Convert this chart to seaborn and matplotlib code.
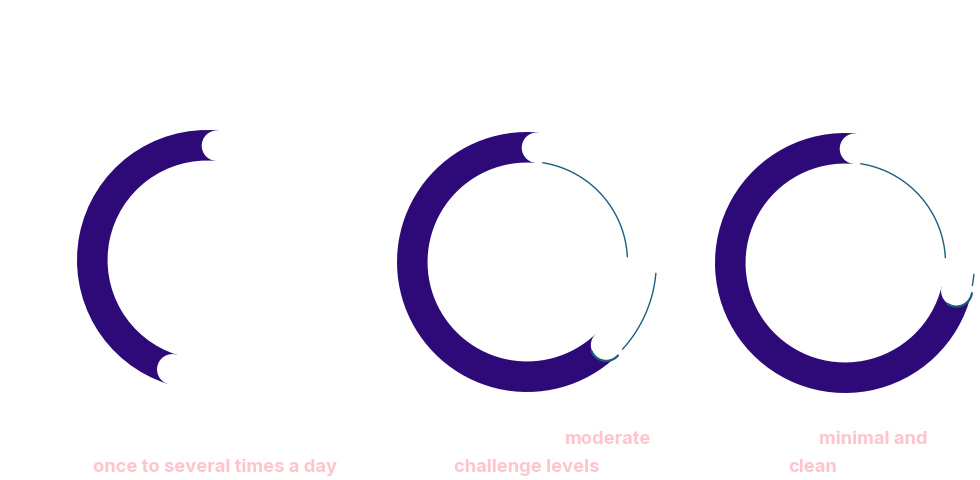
import numpy as np
import matplotlib
matplotlib.use("Agg")
import matplotlib.pyplot as plt
import seaborn as sns
from matplotlib.patches import Circle

sns.set_theme(style="white")
plt.rcParams['font.family'] = ['Inter', 'DejaVu Sans']

# data
labels_top = ["", "moderate", "minimal and"]
labels_bottom = ["once to several times a day", "challenge levels", "clean"]
values = [0.465, 0.635, 0.725]

purple = "#2E0A78"
teal = "#1B5E7E"
pink = "#FFC4CE"

W, H = 980, 480
fig = plt.figure(figsize=(W / 100, H / 100), dpi=100)
fig.patch.set_facecolor("white")

centers = [(207, 260), (527, 262), (845, 263)]
R = 130.0
ring_w = 0.235
r_mid = 1 - ring_w / 2
start = 85

for i, (v, (cx, cy)) in enumerate(zip(values, centers)):
    ax = fig.add_axes([(cx - R) / W, (H - cy - R) / H, 2 * R / W, 2 * R / H])
    ax.pie([v, 1 - v], colors=[purple, "white"], startangle=start, counterclock=True,
           wedgeprops=dict(width=ring_w, linewidth=0), radius=1)
    ax.set_xlim(-1, 1)
    ax.set_ylim(-1, 1)
    ax.set_aspect("equal")
    ax.axis("off")
    a0 = np.deg2rad(start)
    a1 = np.deg2rad(start + 360 * v)
    ex, ey = r_mid * np.cos(a1), r_mid * np.sin(a1)
    if i > 0:
        # thin teal edges of the remaining track
        t_in = np.linspace(np.deg2rad(start - 4), np.deg2rad(3), 80)
        rr = 1 - ring_w + 0.008
        ax.plot(rr * np.cos(t_in), rr * np.sin(t_in),
                color=teal, lw=1.0, clip_on=False, zorder=5)
        end_deg = start + 360 * v - 360
        t_out = np.linspace(np.deg2rad(-5), np.deg2rad(end_deg + 4), 80)
        ax.plot(0.995 * np.cos(t_out), 0.995 * np.sin(t_out),
                color=teal, lw=1.0, clip_on=False, zorder=5)
    for a in (a0, a1):
        c = Circle((r_mid * np.cos(a), r_mid * np.sin(a)), ring_w / 2,
                   color="white", lw=0, zorder=4)
        ax.add_patch(c)
    if i > 0:
        # teal rim on the purple-facing side of the end cap
        phi = np.arctan2(-np.cos(a1), np.sin(a1))
        t_cap = np.linspace(phi - np.deg2rad(20), phi + np.deg2rad(95), 40)
        rc = ring_w / 2 + 0.004
        ax.plot(ex + rc * np.cos(t_cap), ey + rc * np.sin(t_cap),
                color=teal, lw=1.6, solid_capstyle="round", zorder=5)

sns.despine(fig=fig, left=True, bottom=True)

# labels
kw = dict(ha="center", va="center", color=pink, fontsize=13.2, fontweight="bold")
fig.text(215 / W, 1 - 467 / H, labels_bottom[0], **kw)
fig.text(608 / W, 1 - 440 / H, labels_top[1], **kw)
fig.text(527 / W, 1 - 467 / H, labels_bottom[1], **kw)
fig.text(873 / W, 1 - 440 / H, labels_top[2], **kw)
fig.text(813 / W, 1 - 467 / H, labels_bottom[2], **kw)

fig.savefig("out.png", dpi=100, facecolor="white")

--------------------

**WHAT TO PRODUCE**:
Repeat the material above word for word, please, apart from its images.

**THE RESULT**:
Convert this chart to seaborn and matplotlib code.
import numpy as np
import matplotlib
matplotlib.use("Agg")
import matplotlib.pyplot as plt
import seaborn as sns
from matplotlib.patches import Circle

sns.set_theme(style="white")
plt.rcParams['font.family'] = ['Inter', 'DejaVu Sans']

# data
labels_top = ["", "moderate", "minimal and"]
labels_bottom = ["once to several times a day", "challenge levels", "clean"]
values = [0.465, 0.635, 0.725]

purple = "#2E0A78"
teal = "#1B5E7E"
pink = "#FFC4CE"

W, H = 980, 480
fig = plt.figure(figsize=(W / 100, H / 100), dpi=100)
fig.patch.set_facecolor("white")

centers = [(207, 260), (527, 262), (845, 263)]
R = 130.0
ring_w = 0.235
r_mid = 1 - ring_w / 2
start = 85

for i, (v, (cx, cy)) in enumerate(zip(values, centers)):
    ax = fig.add_axes([(cx - R) / W, (H - cy - R) / H, 2 * R / W, 2 * R / H])
    ax.pie([v, 1 - v], colors=[purple, "white"], startangle=start, counterclock=True,
           wedgeprops=dict(width=ring_w, linewidth=0), radius=1)
    ax.set_xlim(-1, 1)
    ax.set_ylim(-1, 1)
    ax.set_aspect("equal")
    ax.axis("off")
    a0 = np.deg2rad(start)
    a1 = np.deg2rad(start + 360 * v)
    ex, ey = r_mid * np.cos(a1), r_mid * np.sin(a1)
    if i > 0:
        # thin teal edges of the remaining track
        t_in = np.linspace(np.deg2rad(start - 4), np.deg2rad(3), 80)
        rr = 1 - ring_w + 0.008
        ax.plot(rr * np.cos(t_in), rr * np.sin(t_in),
                color=teal, lw=1.0, clip_on=False, zorder=5)
        end_deg = start + 360 * v - 360
        t_out = np.linspace(np.deg2rad(-5), np.deg2rad(end_deg + 4), 80)
        ax.plot(0.995 * np.cos(t_out), 0.995 * np.sin(t_out),
                color=teal, lw=1.0, clip_on=False, zorder=5)
    for a in (a0, a1):
        c = Circle((r_mid * np.cos(a), r_mid * np.sin(a)), ring_w / 2,
                   color="white", lw=0, zorder=4)
        ax.add_patch(c)
    if i > 0:
        # teal rim on the purple-facing side of the end cap
        phi = np.arctan2(-np.cos(a1), np.sin(a1))
        t_cap = np.linspace(phi - np.deg2rad(20), phi + np.deg2rad(95), 40)
        rc = ring_w / 2 + 0.004
        ax.plot(ex + rc * np.cos(t_cap), ey + rc * np.sin(t_cap),
                color=teal, lw=1.6, solid_capstyle="round", zorder=5)

sns.despine(fig=fig, left=True, bottom=True)

# labels
kw = dict(ha="center", va="center", color=pink, fontsize=13.2, fontweight="bold")
fig.text(215 / W, 1 - 467 / H, labels_bottom[0], **kw)
fig.text(608 / W, 1 - 440 / H, labels_top[1], **kw)
fig.text(527 / W, 1 - 467 / H, labels_bottom[1], **kw)
fig.text(873 / W, 1 - 440 / H, labels_top[2], **kw)
fig.text(813 / W, 1 - 467 / H, labels_bottom[2], **kw)

fig.savefig("out.png", dpi=100, facecolor="white")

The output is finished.